BEGIN

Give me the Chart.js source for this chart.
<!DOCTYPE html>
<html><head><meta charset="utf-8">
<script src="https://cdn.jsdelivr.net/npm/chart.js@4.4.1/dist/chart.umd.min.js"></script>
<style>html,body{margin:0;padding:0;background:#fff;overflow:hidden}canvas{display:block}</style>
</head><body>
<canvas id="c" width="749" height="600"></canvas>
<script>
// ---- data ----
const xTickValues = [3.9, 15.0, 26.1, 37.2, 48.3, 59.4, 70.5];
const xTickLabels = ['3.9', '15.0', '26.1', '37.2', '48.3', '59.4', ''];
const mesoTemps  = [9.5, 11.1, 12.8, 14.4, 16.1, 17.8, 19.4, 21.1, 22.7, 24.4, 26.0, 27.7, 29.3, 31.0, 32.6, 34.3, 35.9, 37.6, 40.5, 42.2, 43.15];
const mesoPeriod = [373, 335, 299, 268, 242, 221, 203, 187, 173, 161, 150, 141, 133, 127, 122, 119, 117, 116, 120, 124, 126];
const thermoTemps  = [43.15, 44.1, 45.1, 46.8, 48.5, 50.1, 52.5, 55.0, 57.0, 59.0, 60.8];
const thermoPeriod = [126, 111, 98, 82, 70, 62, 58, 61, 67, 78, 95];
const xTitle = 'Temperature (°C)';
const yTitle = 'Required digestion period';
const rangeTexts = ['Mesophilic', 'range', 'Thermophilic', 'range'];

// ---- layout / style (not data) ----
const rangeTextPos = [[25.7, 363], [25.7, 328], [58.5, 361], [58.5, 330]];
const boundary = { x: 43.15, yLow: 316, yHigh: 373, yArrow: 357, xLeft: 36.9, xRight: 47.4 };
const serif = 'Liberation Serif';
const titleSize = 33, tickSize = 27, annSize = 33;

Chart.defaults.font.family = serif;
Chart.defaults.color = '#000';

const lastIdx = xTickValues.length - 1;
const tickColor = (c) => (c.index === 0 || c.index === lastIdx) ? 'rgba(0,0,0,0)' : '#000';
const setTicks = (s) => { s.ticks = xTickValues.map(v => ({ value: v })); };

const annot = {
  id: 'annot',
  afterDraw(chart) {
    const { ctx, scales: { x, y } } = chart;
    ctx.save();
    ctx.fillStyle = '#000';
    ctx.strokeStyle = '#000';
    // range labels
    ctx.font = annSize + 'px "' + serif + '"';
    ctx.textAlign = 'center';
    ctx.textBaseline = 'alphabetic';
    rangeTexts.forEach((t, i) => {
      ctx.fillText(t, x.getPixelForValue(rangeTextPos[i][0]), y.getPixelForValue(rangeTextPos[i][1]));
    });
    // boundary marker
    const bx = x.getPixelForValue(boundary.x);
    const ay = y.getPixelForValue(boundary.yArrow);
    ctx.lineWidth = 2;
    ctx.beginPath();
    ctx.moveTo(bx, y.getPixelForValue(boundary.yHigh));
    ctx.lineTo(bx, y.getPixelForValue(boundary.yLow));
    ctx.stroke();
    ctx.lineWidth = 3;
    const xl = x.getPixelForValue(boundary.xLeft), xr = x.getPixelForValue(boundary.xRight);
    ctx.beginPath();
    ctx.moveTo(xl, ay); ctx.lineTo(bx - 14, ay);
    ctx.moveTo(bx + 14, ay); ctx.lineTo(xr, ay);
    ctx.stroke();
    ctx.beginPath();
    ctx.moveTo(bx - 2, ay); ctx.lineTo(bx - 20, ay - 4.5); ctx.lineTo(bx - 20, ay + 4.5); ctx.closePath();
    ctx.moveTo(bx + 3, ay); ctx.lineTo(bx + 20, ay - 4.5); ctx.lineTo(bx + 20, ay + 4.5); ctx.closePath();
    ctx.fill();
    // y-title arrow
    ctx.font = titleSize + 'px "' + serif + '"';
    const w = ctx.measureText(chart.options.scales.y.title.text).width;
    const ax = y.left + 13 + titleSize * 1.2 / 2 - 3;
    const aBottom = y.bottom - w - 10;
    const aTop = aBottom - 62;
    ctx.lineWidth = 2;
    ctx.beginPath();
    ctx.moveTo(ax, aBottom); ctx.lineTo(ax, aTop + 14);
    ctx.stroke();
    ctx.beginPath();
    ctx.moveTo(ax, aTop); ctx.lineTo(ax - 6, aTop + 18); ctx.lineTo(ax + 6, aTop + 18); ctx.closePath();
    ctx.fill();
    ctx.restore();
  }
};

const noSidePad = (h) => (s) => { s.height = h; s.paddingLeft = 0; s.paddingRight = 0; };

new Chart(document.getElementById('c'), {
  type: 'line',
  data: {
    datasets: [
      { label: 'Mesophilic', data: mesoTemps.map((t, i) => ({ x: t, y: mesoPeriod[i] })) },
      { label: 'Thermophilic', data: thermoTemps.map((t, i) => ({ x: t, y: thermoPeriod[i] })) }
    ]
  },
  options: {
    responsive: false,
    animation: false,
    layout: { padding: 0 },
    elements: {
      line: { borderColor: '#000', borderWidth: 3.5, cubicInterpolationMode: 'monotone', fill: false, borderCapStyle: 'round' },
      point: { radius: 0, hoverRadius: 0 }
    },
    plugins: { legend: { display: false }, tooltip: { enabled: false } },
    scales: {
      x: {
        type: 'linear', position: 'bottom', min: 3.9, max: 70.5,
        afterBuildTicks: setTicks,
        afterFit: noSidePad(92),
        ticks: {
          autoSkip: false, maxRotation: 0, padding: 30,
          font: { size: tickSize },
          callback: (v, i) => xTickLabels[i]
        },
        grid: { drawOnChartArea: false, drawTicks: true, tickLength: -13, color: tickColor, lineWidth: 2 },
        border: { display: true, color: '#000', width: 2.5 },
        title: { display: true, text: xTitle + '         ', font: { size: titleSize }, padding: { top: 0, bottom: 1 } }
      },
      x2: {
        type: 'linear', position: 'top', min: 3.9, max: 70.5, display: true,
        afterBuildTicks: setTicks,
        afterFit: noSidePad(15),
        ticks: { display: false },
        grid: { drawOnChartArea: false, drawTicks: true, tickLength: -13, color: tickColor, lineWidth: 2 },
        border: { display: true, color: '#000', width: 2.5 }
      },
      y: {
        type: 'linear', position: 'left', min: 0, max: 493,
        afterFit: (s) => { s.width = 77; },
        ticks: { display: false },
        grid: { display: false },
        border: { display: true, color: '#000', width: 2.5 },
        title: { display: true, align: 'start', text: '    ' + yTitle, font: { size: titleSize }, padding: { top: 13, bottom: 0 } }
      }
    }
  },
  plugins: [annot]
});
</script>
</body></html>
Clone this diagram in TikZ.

END

- **Exercise description**: Above are the records; retype them all without a single difference.

- **Final result**:
Give me the Chart.js source for this chart.
<!DOCTYPE html>
<html><head><meta charset="utf-8">
<script src="https://cdn.jsdelivr.net/npm/chart.js@4.4.1/dist/chart.umd.min.js"></script>
<style>html,body{margin:0;padding:0;background:#fff;overflow:hidden}canvas{display:block}</style>
</head><body>
<canvas id="c" width="749" height="600"></canvas>
<script>
// ---- data ----
const xTickValues = [3.9, 15.0, 26.1, 37.2, 48.3, 59.4, 70.5];
const xTickLabels = ['3.9', '15.0', '26.1', '37.2', '48.3', '59.4', ''];
const mesoTemps  = [9.5, 11.1, 12.8, 14.4, 16.1, 17.8, 19.4, 21.1, 22.7, 24.4, 26.0, 27.7, 29.3, 31.0, 32.6, 34.3, 35.9, 37.6, 40.5, 42.2, 43.15];
const mesoPeriod = [373, 335, 299, 268, 242, 221, 203, 187, 173, 161, 150, 141, 133, 127, 122, 119, 117, 116, 120, 124, 126];
const thermoTemps  = [43.15, 44.1, 45.1, 46.8, 48.5, 50.1, 52.5, 55.0, 57.0, 59.0, 60.8];
const thermoPeriod = [126, 111, 98, 82, 70, 62, 58, 61, 67, 78, 95];
const xTitle = 'Temperature (°C)';
const yTitle = 'Required digestion period';
const rangeTexts = ['Mesophilic', 'range', 'Thermophilic', 'range'];

// ---- layout / style (not data) ----
const rangeTextPos = [[25.7, 363], [25.7, 328], [58.5, 361], [58.5, 330]];
const boundary = { x: 43.15, yLow: 316, yHigh: 373, yArrow: 357, xLeft: 36.9, xRight: 47.4 };
const serif = 'Liberation Serif';
const titleSize = 33, tickSize = 27, annSize = 33;

Chart.defaults.font.family = serif;
Chart.defaults.color = '#000';

const lastIdx = xTickValues.length - 1;
const tickColor = (c) => (c.index === 0 || c.index === lastIdx) ? 'rgba(0,0,0,0)' : '#000';
const setTicks = (s) => { s.ticks = xTickValues.map(v => ({ value: v })); };

const annot = {
  id: 'annot',
  afterDraw(chart) {
    const { ctx, scales: { x, y } } = chart;
    ctx.save();
    ctx.fillStyle = '#000';
    ctx.strokeStyle = '#000';
    // range labels
    ctx.font = annSize + 'px "' + serif + '"';
    ctx.textAlign = 'center';
    ctx.textBaseline = 'alphabetic';
    rangeTexts.forEach((t, i) => {
      ctx.fillText(t, x.getPixelForValue(rangeTextPos[i][0]), y.getPixelForValue(rangeTextPos[i][1]));
    });
    // boundary marker
    const bx = x.getPixelForValue(boundary.x);
    const ay = y.getPixelForValue(boundary.yArrow);
    ctx.lineWidth = 2;
    ctx.beginPath();
    ctx.moveTo(bx, y.getPixelForValue(boundary.yHigh));
    ctx.lineTo(bx, y.getPixelForValue(boundary.yLow));
    ctx.stroke();
    ctx.lineWidth = 3;
    const xl = x.getPixelForValue(boundary.xLeft), xr = x.getPixelForValue(boundary.xRight);
    ctx.beginPath();
    ctx.moveTo(xl, ay); ctx.lineTo(bx - 14, ay);
    ctx.moveTo(bx + 14, ay); ctx.lineTo(xr, ay);
    ctx.stroke();
    ctx.beginPath();
    ctx.moveTo(bx - 2, ay); ctx.lineTo(bx - 20, ay - 4.5); ctx.lineTo(bx - 20, ay + 4.5); ctx.closePath();
    ctx.moveTo(bx + 3, ay); ctx.lineTo(bx + 20, ay - 4.5); ctx.lineTo(bx + 20, ay + 4.5); ctx.closePath();
    ctx.fill();
    // y-title arrow
    ctx.font = titleSize + 'px "' + serif + '"';
    const w = ctx.measureText(chart.options.scales.y.title.text).width;
    const ax = y.left + 13 + titleSize * 1.2 / 2 - 3;
    const aBottom = y.bottom - w - 10;
    const aTop = aBottom - 62;
    ctx.lineWidth = 2;
    ctx.beginPath();
    ctx.moveTo(ax, aBottom); ctx.lineTo(ax, aTop + 14);
    ctx.stroke();
    ctx.beginPath();
    ctx.moveTo(ax, aTop); ctx.lineTo(ax - 6, aTop + 18); ctx.lineTo(ax + 6, aTop + 18); ctx.closePath();
    ctx.fill();
    ctx.restore();
  }
};

const noSidePad = (h) => (s) => { s.height = h; s.paddingLeft = 0; s.paddingRight = 0; };

new Chart(document.getElementById('c'), {
  type: 'line',
  data: {
    datasets: [
      { label: 'Mesophilic', data: mesoTemps.map((t, i) => ({ x: t, y: mesoPeriod[i] })) },
      { label: 'Thermophilic', data: thermoTemps.map((t, i) => ({ x: t, y: thermoPeriod[i] })) }
    ]
  },
  options: {
    responsive: false,
    animation: false,
    layout: { padding: 0 },
    elements: {
      line: { borderColor: '#000', borderWidth: 3.5, cubicInterpolationMode: 'monotone', fill: false, borderCapStyle: 'round' },
      point: { radius: 0, hoverRadius: 0 }
    },
    plugins: { legend: { display: false }, tooltip: { enabled: false } },
    scales: {
      x: {
        type: 'linear', position: 'bottom', min: 3.9, max: 70.5,
        afterBuildTicks: setTicks,
        afterFit: noSidePad(92),
        ticks: {
          autoSkip: false, maxRotation: 0, padding: 30,
          font: { size: tickSize },
          callback: (v, i) => xTickLabels[i]
        },
        grid: { drawOnChartArea: false, drawTicks: true, tickLength: -13, color: tickColor, lineWidth: 2 },
        border: { display: true, color: '#000', width: 2.5 },
        title: { display: true, text: xTitle + '         ', font: { size: titleSize }, padding: { top: 0, bottom: 1 } }
      },
      x2: {
        type: 'linear', position: 'top', min: 3.9, max: 70.5, display: true,
        afterBuildTicks: setTicks,
        afterFit: noSidePad(15),
        ticks: { display: false },
        grid: { drawOnChartArea: false, drawTicks: true, tickLength: -13, color: tickColor, lineWidth: 2 },
        border: { display: true, color: '#000', width: 2.5 }
      },
      y: {
        type: 'linear', position: 'left', min: 0, max: 493,
        afterFit: (s) => { s.width = 77; },
        ticks: { display: false },
        grid: { display: false },
        border: { display: true, color: '#000', width: 2.5 },
        title: { display: true, align: 'start', text: '    ' + yTitle, font: { size: titleSize }, padding: { top: 13, bottom: 0 } }
      }
    }
  },
  plugins: [annot]
});
</script>
</body></html>
Clone this diagram in TikZ.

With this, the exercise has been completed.